As far as sexually transmitted infections are concerned, most people know the 5 most common ones: Chlamydia, Gonorrhea, Genital Herpes, Genital Warts and HIV. However, there are a whole bunch of other sexually transmitted infections that most people know very little about, such as hepatitis B, trichomoniasis and syphilis, to name a few. Another little-known sexually transmitted infection is Ulcus molle, also called soft chancre. Would you be able to recognize the signs of this or know how to treat it?
Ulcus molle is an ulcerative disease, which is convenient in a certain way, as it makes it easy to diagnose. Unlike its silent relatives (chlamydia and Gonorrhoea, for example, are often asymptomatic), Ulcus molle causes various symptoms, but mostly causes painful ulcers in the private genital area.
The symptoms differ slightly between men and women. It is important, to know what to look for based on gender.
Men often develop only a single genital ulcer ( penile ulcer ), which starts as a small red bump and develops into an open wound within 1-2 days. Men can develop more than one ulcer, but this is unusual. The ulcer often appears at the tip of the penis, but can also appear in other parts of the genital area.
Women often feel no symptoms at all, or do not notice the symptoms at first. When symptoms become noticeable, it is the same type of genital ulcer as in men, but it is not unlikely that women will have 4 or more of them. They are often found on the inner and outer vaginal lips and can lie in a quasi symmetrical form on both sides of the vagina -these are called contact ulcers.
If you notice sore spots on your genitals, you may immediately think of genital herpes. However, it is important to make a correct diagnosis, as the treatment methods for the two diseases are quite different.
While the sores caused by genital herpes look like small fluid vesicles and appear in groups, the ulcers caused by ulcer molle appear one by one. Initially they are small red bumps that look like pimples and develop into open wounds within a few days. Once the ulcer has burst open, it usually has a clear edge, a jagged or irregular shape and a deep-lying core that appears white or grey.
If the ulcers appear first, they can easily be confused with the abscesses caused by syphilis, but the difference is pain. Syphilis usually causes little or no pain, but ulcers caused by Ulcus molle are very painful and can start bleeding when touched or scratched. Their size also varies; they can range in size from 3 millimetres to 5 centimetres.
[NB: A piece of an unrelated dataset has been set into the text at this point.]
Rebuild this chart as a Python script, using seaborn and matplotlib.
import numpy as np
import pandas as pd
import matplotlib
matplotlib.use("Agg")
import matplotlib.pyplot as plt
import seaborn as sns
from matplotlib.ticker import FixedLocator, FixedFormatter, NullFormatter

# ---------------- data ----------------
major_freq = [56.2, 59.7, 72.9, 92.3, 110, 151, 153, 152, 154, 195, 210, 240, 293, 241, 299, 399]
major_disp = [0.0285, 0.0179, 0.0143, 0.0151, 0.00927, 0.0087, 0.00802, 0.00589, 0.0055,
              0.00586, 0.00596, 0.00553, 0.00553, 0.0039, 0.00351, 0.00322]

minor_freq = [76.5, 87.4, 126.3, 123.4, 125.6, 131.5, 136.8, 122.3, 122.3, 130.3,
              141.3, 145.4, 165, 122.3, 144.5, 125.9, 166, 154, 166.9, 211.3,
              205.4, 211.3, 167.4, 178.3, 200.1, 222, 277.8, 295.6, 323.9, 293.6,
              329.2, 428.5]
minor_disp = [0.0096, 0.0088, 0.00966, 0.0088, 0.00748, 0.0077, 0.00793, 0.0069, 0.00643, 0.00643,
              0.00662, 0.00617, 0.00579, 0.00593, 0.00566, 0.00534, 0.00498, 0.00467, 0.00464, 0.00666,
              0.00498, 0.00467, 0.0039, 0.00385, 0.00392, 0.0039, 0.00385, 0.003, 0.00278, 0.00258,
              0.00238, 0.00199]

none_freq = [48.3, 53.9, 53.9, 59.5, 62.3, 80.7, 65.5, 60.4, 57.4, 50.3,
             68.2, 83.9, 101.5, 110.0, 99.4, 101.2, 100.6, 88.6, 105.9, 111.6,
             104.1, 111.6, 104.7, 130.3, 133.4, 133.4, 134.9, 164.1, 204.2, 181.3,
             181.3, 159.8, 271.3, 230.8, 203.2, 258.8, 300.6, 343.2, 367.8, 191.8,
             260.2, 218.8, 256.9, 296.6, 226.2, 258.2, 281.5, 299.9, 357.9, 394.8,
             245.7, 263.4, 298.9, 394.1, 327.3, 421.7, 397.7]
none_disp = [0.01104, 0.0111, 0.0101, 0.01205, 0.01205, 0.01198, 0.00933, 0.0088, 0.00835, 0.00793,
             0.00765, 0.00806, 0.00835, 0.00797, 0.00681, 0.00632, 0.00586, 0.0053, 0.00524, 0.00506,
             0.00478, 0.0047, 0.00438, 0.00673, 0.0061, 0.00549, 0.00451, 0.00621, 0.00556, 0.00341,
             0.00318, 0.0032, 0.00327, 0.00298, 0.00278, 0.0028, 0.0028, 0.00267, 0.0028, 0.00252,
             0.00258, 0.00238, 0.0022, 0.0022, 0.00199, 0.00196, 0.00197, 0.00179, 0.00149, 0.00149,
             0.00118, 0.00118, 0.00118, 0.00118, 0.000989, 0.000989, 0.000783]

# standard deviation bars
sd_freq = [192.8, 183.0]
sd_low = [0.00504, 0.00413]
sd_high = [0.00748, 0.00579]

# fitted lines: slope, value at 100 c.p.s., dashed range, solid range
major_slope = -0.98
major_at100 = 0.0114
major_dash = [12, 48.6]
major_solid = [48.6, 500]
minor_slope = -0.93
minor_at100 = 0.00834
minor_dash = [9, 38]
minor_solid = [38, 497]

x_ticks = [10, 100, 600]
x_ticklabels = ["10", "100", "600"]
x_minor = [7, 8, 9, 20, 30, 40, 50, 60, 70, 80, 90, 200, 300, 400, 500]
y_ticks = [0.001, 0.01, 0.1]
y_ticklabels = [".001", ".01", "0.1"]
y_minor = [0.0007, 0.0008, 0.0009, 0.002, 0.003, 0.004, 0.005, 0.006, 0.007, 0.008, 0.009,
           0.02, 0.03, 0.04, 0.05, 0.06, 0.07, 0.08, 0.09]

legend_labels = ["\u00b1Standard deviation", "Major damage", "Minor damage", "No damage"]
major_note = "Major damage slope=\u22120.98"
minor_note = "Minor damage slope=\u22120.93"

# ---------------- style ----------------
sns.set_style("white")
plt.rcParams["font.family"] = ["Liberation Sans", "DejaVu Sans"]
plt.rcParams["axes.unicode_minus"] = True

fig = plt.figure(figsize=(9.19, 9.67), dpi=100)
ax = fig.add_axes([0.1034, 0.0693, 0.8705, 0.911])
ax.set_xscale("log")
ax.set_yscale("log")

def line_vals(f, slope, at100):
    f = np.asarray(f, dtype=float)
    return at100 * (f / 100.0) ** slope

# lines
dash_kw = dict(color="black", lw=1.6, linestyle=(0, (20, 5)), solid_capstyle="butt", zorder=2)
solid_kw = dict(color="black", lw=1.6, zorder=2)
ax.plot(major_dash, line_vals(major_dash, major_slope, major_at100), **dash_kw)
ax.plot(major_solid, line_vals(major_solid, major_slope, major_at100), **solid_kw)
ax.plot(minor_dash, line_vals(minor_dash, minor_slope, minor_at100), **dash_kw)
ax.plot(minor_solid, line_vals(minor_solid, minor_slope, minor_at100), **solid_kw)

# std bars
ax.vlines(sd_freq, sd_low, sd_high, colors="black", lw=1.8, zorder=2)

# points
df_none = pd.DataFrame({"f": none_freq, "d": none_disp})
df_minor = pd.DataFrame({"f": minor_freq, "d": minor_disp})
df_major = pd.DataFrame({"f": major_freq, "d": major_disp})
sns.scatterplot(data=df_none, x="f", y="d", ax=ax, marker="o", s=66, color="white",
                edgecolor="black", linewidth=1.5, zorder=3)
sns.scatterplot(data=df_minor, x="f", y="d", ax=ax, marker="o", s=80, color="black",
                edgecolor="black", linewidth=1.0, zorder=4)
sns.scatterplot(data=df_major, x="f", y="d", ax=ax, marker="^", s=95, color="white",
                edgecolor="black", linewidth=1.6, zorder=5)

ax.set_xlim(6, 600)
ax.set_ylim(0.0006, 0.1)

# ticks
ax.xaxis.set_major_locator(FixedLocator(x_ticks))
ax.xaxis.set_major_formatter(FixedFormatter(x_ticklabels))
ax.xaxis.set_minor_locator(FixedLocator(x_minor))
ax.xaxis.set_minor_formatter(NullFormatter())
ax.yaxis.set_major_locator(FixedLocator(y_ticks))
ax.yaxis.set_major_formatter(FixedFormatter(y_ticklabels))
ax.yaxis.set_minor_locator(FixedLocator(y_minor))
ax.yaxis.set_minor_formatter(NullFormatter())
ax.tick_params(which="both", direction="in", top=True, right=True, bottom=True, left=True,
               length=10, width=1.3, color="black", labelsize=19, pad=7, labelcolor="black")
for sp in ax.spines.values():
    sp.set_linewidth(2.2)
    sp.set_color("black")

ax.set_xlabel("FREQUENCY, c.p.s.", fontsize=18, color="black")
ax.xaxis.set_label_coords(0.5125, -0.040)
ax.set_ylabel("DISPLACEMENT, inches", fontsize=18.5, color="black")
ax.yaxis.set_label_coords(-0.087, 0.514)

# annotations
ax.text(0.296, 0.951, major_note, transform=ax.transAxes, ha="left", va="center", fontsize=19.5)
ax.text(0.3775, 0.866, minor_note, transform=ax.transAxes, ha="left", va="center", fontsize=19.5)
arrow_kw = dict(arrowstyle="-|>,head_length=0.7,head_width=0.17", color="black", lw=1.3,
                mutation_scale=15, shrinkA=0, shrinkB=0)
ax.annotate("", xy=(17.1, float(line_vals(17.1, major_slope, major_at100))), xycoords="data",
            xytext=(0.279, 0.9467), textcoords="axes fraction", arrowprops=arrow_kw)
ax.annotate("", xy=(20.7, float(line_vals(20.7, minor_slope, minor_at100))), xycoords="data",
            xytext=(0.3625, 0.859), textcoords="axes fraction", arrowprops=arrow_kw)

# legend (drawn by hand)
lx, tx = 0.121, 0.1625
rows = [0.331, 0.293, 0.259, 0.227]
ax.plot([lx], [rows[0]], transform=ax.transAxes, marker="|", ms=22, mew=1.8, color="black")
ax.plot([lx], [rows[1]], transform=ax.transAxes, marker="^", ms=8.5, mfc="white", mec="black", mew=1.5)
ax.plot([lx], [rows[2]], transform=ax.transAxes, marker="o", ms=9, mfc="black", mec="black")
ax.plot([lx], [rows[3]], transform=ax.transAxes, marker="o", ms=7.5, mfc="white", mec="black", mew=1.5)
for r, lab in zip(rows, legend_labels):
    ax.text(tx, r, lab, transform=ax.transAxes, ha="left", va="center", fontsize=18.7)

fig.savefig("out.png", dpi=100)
Additional symptoms for both men and women are swollen glands and pain when urinating or having sex (although sex with Ulcus molle is of course not recommended).
Like other sexually transmitted diseases, Ulcus molle is transmitted through sexual intercourse or other sexual contact - the term "sexually transmitted disease" already indicates this.
The trigger for this disease is a bacterium called Haemophilus ducreyi, although diagnosing the bacterium can be difficult. There is no standard test for ulcer molle, but the disease usually is diagnosed by observing the symptoms and excluding other sexually transmitted diseases by running tests.
The symptoms of Ulcus molle start within 3-10 days after infection. Ulcus molle is highly contagious, and although it is rare in developed countries, it is the more common cause of genital ulcers worldwide.
Although ulcer molle is painful and the disease can be very disturbing due to its rarity and unfamiliarity, the good news is that it is curable.
Due to the fact that the infection is caused by a bacterium, Ulcus molle can be eliminated with a short course of antibiotic treatment. This means that you either take 1 gram of azithromycin once or 500 mg ciprofloxacin for 3 days.
Assuming that you are taking the medication properly and the bacterial strain you are infected with is not resistant to antibiotics, your condition should improve within 3-7 days. The full recovery time depends on the degree of ulcer disease; larger ulcers may take 2 weeks to heal completely.
Ulcus molle is highly contagious; therefore it is important that you maintain good hygiene while genital ulcers are present, otherwise they can spread to other parts of the body. Ulcus molle must be treated as the infection may increase the risk of contracting other sexually transmitted infections, especially HIV.
After infection, you should engage in protected sexual intercourse to prevent another case of Ulcus molle. Use condoms and get tested regularly.